▶ [TASK INSTRUCTIONS]:
Exactly as written, quote every line that follows, skipping the images.

*** SUPPLIED MATERIAL ***

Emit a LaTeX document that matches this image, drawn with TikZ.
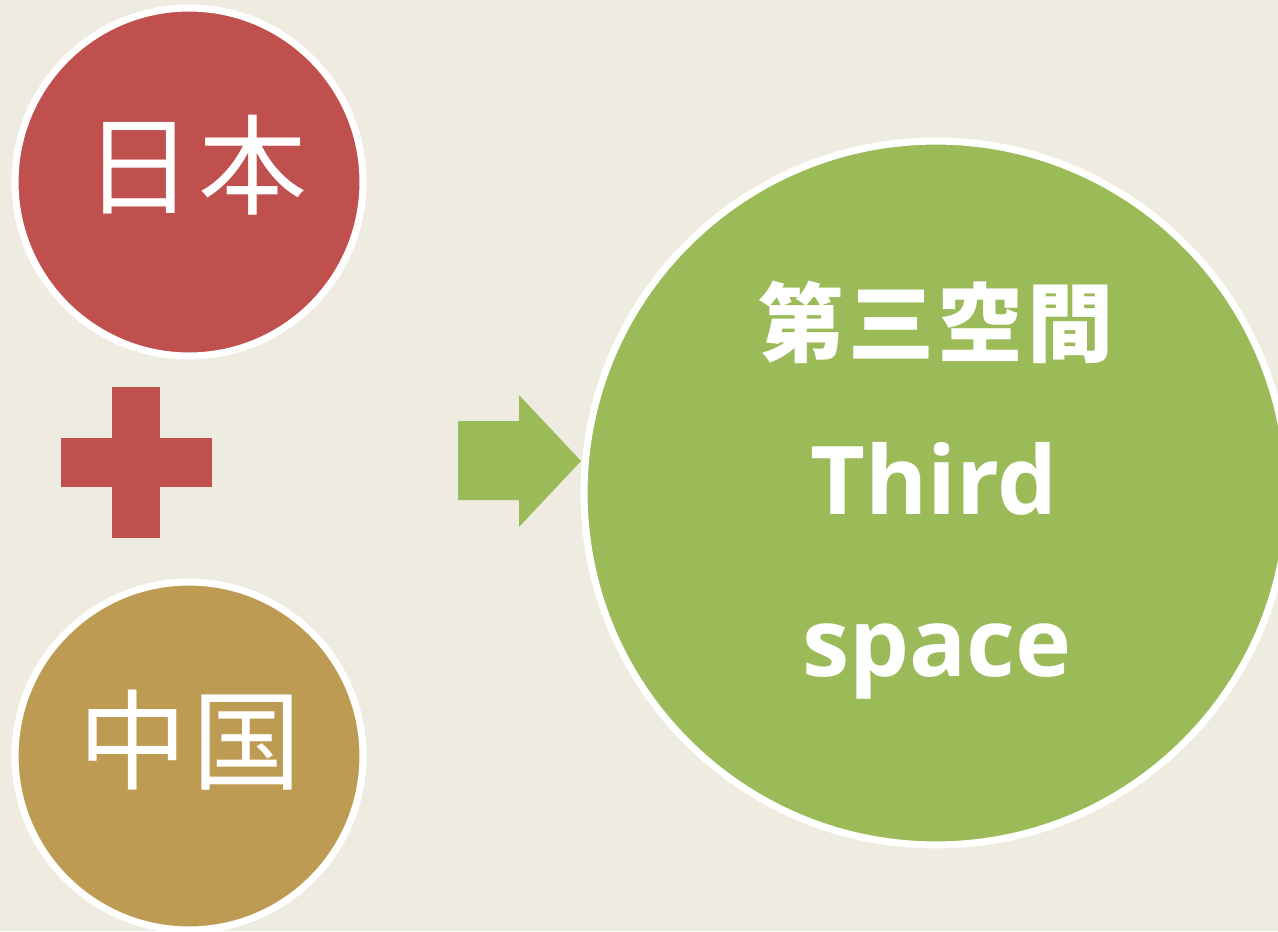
\documentclass[tikz,border=0pt]{standalone}
\usepackage{fontspec}
\newfontfamily\cjk{Noto Sans CJK JP}
\newfontfamily\lat{Open Sans}
\definecolor{bgc}{HTML}{EEECE1}
\definecolor{redc}{HTML}{C0504D}
\definecolor{tanc}{HTML}{BE9B53}
\definecolor{greenc}{HTML}{9BBB59}
\tikzset{
  ball/.style={circle, draw=white, line width=4pt, inner sep=0pt, text=white},
  bar/.style={fill=redc, draw=none},
}
\begin{document}
\begin{tikzpicture}[x=0.02cm, y=-0.02cm]
\fill[bgc] (0,0) rectangle (1278,931);
\useasboundingbox (0,0) rectangle (1278,931);
\clip (0,0) rectangle (1278,931);
% circles
\node[ball, fill=redc, minimum size=6.96cm] (jp) at (189,182) {};
\node[ball, fill=tanc, minimum size=6.96cm] (cn) at (189,756) {};
\node[ball, fill=greenc, minimum size=14.08cm] (ts) at (936,493) {};
% texts
\node[text=white, font=\cjk\fontsize{62}{62}\selectfont] (jpt) at (196,165) {日\kern3pt本};
\node[text=white, font=\cjk\fontsize{62}{62}\selectfont] (cnt) at (190,740) {中\kern3pt国};
\node[text=white, font=\cjk\bfseries\fontsize{49}{49}\selectfont] (t1) at (936,322) {第\kern2pt三\kern2pt空\kern2pt間};
\node[text=white, font=\lat\bfseries\fontsize{54}{54}\selectfont, anchor=base] (t2) at (934,514) {Third};
\node[text=white, font=\lat\bfseries\fontsize{54}{54}\selectfont, anchor=base] (t3) at (937,676) {space};
% plus sign
\fill[bar] (61,438) rectangle (212,487);
\fill[bar] (112,387) rectangle (160,538);
% block arrow
\fill[greenc] (458,421) -- (519,421) -- (519,395) -- (581,461) -- (519,527) -- (519,500) -- (458,500) -- cycle;
\end{tikzpicture}
\end{document}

***

▶ [FULL OUTPUT]:
Emit a LaTeX document that matches this image, drawn with TikZ.
\documentclass[tikz,border=0pt]{standalone}
\usepackage{fontspec}
\newfontfamily\cjk{Noto Sans CJK JP}
\newfontfamily\lat{Open Sans}
\definecolor{bgc}{HTML}{EEECE1}
\definecolor{redc}{HTML}{C0504D}
\definecolor{tanc}{HTML}{BE9B53}
\definecolor{greenc}{HTML}{9BBB59}
\tikzset{
  ball/.style={circle, draw=white, line width=4pt, inner sep=0pt, text=white},
  bar/.style={fill=redc, draw=none},
}
\begin{document}
\begin{tikzpicture}[x=0.02cm, y=-0.02cm]
\fill[bgc] (0,0) rectangle (1278,931);
\useasboundingbox (0,0) rectangle (1278,931);
\clip (0,0) rectangle (1278,931);
% circles
\node[ball, fill=redc, minimum size=6.96cm] (jp) at (189,182) {};
\node[ball, fill=tanc, minimum size=6.96cm] (cn) at (189,756) {};
\node[ball, fill=greenc, minimum size=14.08cm] (ts) at (936,493) {};
% texts
\node[text=white, font=\cjk\fontsize{62}{62}\selectfont] (jpt) at (196,165) {日\kern3pt本};
\node[text=white, font=\cjk\fontsize{62}{62}\selectfont] (cnt) at (190,740) {中\kern3pt国};
\node[text=white, font=\cjk\bfseries\fontsize{49}{49}\selectfont] (t1) at (936,322) {第\kern2pt三\kern2pt空\kern2pt間};
\node[text=white, font=\lat\bfseries\fontsize{54}{54}\selectfont, anchor=base] (t2) at (934,514) {Third};
\node[text=white, font=\lat\bfseries\fontsize{54}{54}\selectfont, anchor=base] (t3) at (937,676) {space};
% plus sign
\fill[bar] (61,438) rectangle (212,487);
\fill[bar] (112,387) rectangle (160,538);
% block arrow
\fill[greenc] (458,421) -- (519,421) -- (519,395) -- (581,461) -- (519,527) -- (519,500) -- (458,500) -- cycle;
\end{tikzpicture}
\end{document}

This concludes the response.